╔══

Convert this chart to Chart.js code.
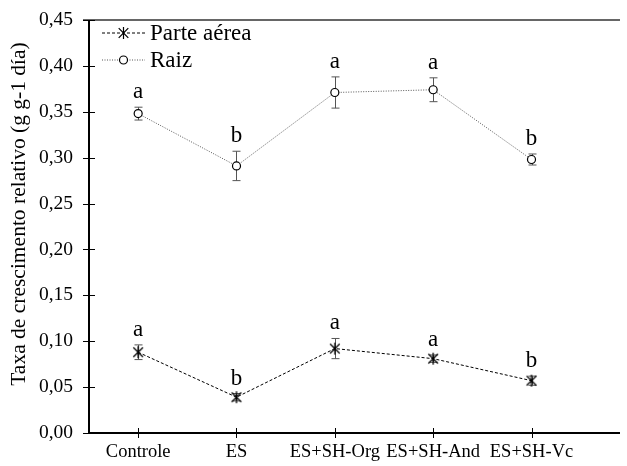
<!DOCTYPE html>
<html>
<head>
<meta charset="utf-8">
<script src="https://cdn.jsdelivr.net/npm/chart.js@4.4.1/dist/chart.umd.min.js"></script>
<style>
  html, body { margin: 0; padding: 0; background: #fff; }
  #wrap { position: relative; width: 627px; height: 466px; }
</style>
</head>
<body>
<div id="wrap"><canvas id="chart"></canvas></div>
<script>
const categories = ['Controle', 'ES', 'ES+SH-Org', 'ES+SH-And', 'ES+SH-Vc'];

const parteAerea = [0.088, 0.039, 0.092, 0.081, 0.057];
const parteAereaErr = [0.008, 0.004, 0.011, 0.004, 0.005];
const parteAereaLetters = ['a', 'b', 'a', 'a', 'b'];

const raiz = [0.348, 0.291, 0.371, 0.374, 0.298];
const raizErr = [0.007, 0.016, 0.017, 0.013, 0.006];
const raizLetters = ['a', 'b', 'a', 'a', 'b'];

const yTicks = [0, 0.05, 0.10, 0.15, 0.20, 0.25, 0.30, 0.35, 0.40, 0.45];
const yTitle = 'Taxa de crescimento relativo (g g-1 día)';

const serif = "'Liberation Serif', 'DejaVu Serif', serif";

const toPoints = (vals) => vals.map((v, i) => ({ x: i + 1, y: v }));

// asterisk marker: vertical bar plus an X
function drawAsterisk(ctx, x, y, r) {
    const d = r * 0.8;
    ctx.beginPath();
    ctx.moveTo(x, y - r); ctx.lineTo(x, y + r);
    ctx.moveTo(x - d, y - d); ctx.lineTo(x + d, y + d);
    ctx.moveTo(x - d, y + d); ctx.lineTo(x + d, y - d);
    ctx.stroke();
}
const asterisk = document.createElement('canvas');
asterisk.width = 14; asterisk.height = 14;
(function () {
    const c = asterisk.getContext('2d');
    c.strokeStyle = '#000';
    c.lineWidth = 1.3;
    drawAsterisk(c, 7, 7, 6);
})();

// error bars, letters, axes, title and legend drawn by hand
const extras = {
    id: 'extras',
    beforeDatasetsDraw(chart) {
        const ctx = chart.ctx;
        const xs = chart.scales.x, ys = chart.scales.y;
        ctx.save();
        ctx.strokeStyle = '#555';
        ctx.lineWidth = 1;
        chart.data.datasets.forEach((ds) => {
            ds.data.forEach((p, i) => {
                const e = ds.errors[i];
                const x = Math.round(xs.getPixelForValue(p.x)) + 0.5;
                const y1 = ys.getPixelForValue(p.y + e);
                const y2 = ys.getPixelForValue(p.y - e);
                ctx.beginPath();
                ctx.moveTo(x, y1); ctx.lineTo(x, y2);
                ctx.moveTo(x - 4, y1); ctx.lineTo(x + 4, y1);
                ctx.moveTo(x - 4, y2); ctx.lineTo(x + 4, y2);
                ctx.stroke();
            });
        });
        ctx.restore();
    },
    afterDraw(chart) {
        const ctx = chart.ctx;
        const xs = chart.scales.x, ys = chart.scales.y;
        const a = chart.chartArea;
        ctx.save();

        // letters above error bars
        ctx.fillStyle = '#000';
        ctx.font = '23px ' + serif;
        ctx.textAlign = 'center';
        ctx.textBaseline = 'alphabetic';
        chart.data.datasets.forEach((ds) => {
            ds.data.forEach((p, i) => {
                const x = xs.getPixelForValue(p.x);
                const y = ys.getPixelForValue(p.y + ds.errors[i]);
                ctx.fillText(ds.letters[i], x, y - 9);
            });
        });

        // axis title
        ctx.save();
        ctx.translate(19, 214);
        ctx.rotate(-Math.PI / 2);
        ctx.font = '21.5px ' + serif;
        ctx.textAlign = 'center';
        ctx.textBaseline = 'middle';
        ctx.fillText(yTitle, 0, 0);
        ctx.restore();

        // axes
        ctx.strokeStyle = '#000';
        ctx.lineWidth = 2;
        ctx.beginPath();
        ctx.moveTo(a.left, a.top); ctx.lineTo(a.left, a.bottom); ctx.lineTo(a.right, a.bottom);
        ctx.stroke();
        ctx.strokeStyle = '#333';
        ctx.lineWidth = 1.5;
        ctx.beginPath();
        ctx.moveTo(a.left - 6, a.top); ctx.lineTo(a.right, a.top);
        ctx.stroke();

        ctx.strokeStyle = '#000';
        ctx.lineWidth = 1;
        ctx.beginPath();
        yTicks.forEach((t) => {
            const y = Math.round(ys.getPixelForValue(t)) + 0.5;
            ctx.moveTo(a.left - 6, y); ctx.lineTo(a.left + 6, y);
        });
        categories.forEach((c, i) => {
            const x = Math.round(xs.getPixelForValue(i + 1)) + 0.5;
            ctx.moveTo(x, a.bottom - 5); ctx.lineTo(x, a.bottom + 5);
        });
        ctx.stroke();

        // legend
        ctx.font = '23px ' + serif;
        ctx.textAlign = 'left';
        ctx.textBaseline = 'middle';
        chart.data.datasets.forEach((ds, i) => {
            const y = 33 + i * 27;
            const x0 = a.left + 13, x1 = a.left + 56, xm = (x0 + x1) / 2;
            ctx.strokeStyle = ds.borderColor;
            ctx.lineWidth = 1;
            ctx.setLineDash(ds.borderDash);
            ctx.beginPath();
            ctx.moveTo(x0, y); ctx.lineTo(x1, y);
            ctx.stroke();
            ctx.setLineDash([]);
            ctx.strokeStyle = '#000';
            ctx.lineWidth = 1.2;
            if (i === 0) {
                drawAsterisk(ctx, xm, y, 6);
            } else {
                ctx.fillStyle = '#fff';
                ctx.beginPath();
                ctx.arc(xm, y, ds.pointRadius, 0, Math.PI * 2);
                ctx.fill();
                ctx.stroke();
            }
            ctx.fillStyle = '#000';
            ctx.fillText(ds.label, x1 + 5, y + 1);
        });
        ctx.restore();
    }
};

new Chart(document.getElementById('chart'), {
    type: 'line',
    data: {
        datasets: [{
            label: 'Parte aérea',
            data: toPoints(parteAerea),
            errors: parteAereaErr,
            letters: parteAereaLetters,
            borderColor: '#000',
            borderWidth: 1,
            borderDash: [3, 2],
            pointStyle: asterisk,
            pointRadius: 6,
            tension: 0,
        }, {
            label: 'Raiz',
            data: toPoints(raiz),
            errors: raizErr,
            letters: raizLetters,
            borderColor: '#555',
            borderWidth: 1,
            borderDash: [1, 1.5],
            pointStyle: 'circle',
            pointRadius: 4,
            pointBorderColor: '#000',
            pointBorderWidth: 1.2,
            pointBackgroundColor: '#fff',
            tension: 0,
        }],
    },
    options: {
        responsive: true,
        maintainAspectRatio: false,
        animation: false,
        events: [],
        layout: { padding: { top: 20, right: 0, left: 0, bottom: 0 } },
        scales: {
            x: {
                type: 'linear',
                min: 0.5,
                max: 5.9,
                afterBuildTicks: (scale) => {
                    scale.ticks = categories.map((c, i) => ({ value: i + 1 }));
                },
                afterFit: (scale) => {
                    scale.height = 33;
                    scale.paddingLeft = 0; scale.paddingRight = 0;
                },
                grid: { display: false, drawTicks: false },
                border: { display: false },
                ticks: {
                    autoSkip: false,
                    maxRotation: 0,
                    padding: 8,
                    color: '#000',
                    font: { family: serif, size: 18.5 },
                    callback: (v) => categories[v - 1],
                },
            },
            y: {
                min: 0,
                max: 0.45,
                afterBuildTicks: (scale) => {
                    scale.ticks = yTicks.map((t) => ({ value: t }));
                },
                afterFit: (scale) => {
                    scale.width = 89;
                    scale.paddingTop = 0; scale.paddingBottom = 0;
                },
                grid: { display: false, drawTicks: false },
                border: { display: false },
                ticks: {
                    padding: 16,
                    color: '#000',
                    font: { family: serif, size: 19.5 },
                    callback: (v) => v.toFixed(2).replace('.', ','),
                },
            },
        },
        plugins: {
            legend: { display: false },
            tooltip: { enabled: false },
        },
    },
    plugins: [extras],
});
</script>
</body>
</html>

╚══

__TASK OBJECTIVE__:
Write out the lines from the start of the material to the line with "const toPoints = (vals)", inclusive and exactly. Skip the pictures.

__FULL RESPONSE__:
Convert this chart to Chart.js code.
<!DOCTYPE html>
<html>
<head>
<meta charset="utf-8">
<script src="https://cdn.jsdelivr.net/npm/chart.js@4.4.1/dist/chart.umd.min.js"></script>
<style>
  html, body { margin: 0; padding: 0; background: #fff; }
  #wrap { position: relative; width: 627px; height: 466px; }
</style>
</head>
<body>
<div id="wrap"><canvas id="chart"></canvas></div>
<script>
const categories = ['Controle', 'ES', 'ES+SH-Org', 'ES+SH-And', 'ES+SH-Vc'];

const parteAerea = [0.088, 0.039, 0.092, 0.081, 0.057];
const parteAereaErr = [0.008, 0.004, 0.011, 0.004, 0.005];
const parteAereaLetters = ['a', 'b', 'a', 'a', 'b'];

const raiz = [0.348, 0.291, 0.371, 0.374, 0.298];
const raizErr = [0.007, 0.016, 0.017, 0.013, 0.006];
const raizLetters = ['a', 'b', 'a', 'a', 'b'];

const yTicks = [0, 0.05, 0.10, 0.15, 0.20, 0.25, 0.30, 0.35, 0.40, 0.45];
const yTitle = 'Taxa de crescimento relativo (g g-1 día)';

const serif = "'Liberation Serif', 'DejaVu Serif', serif";

const toPoints = (vals) => vals.map((v, i) => ({ x: i + 1, y: v }));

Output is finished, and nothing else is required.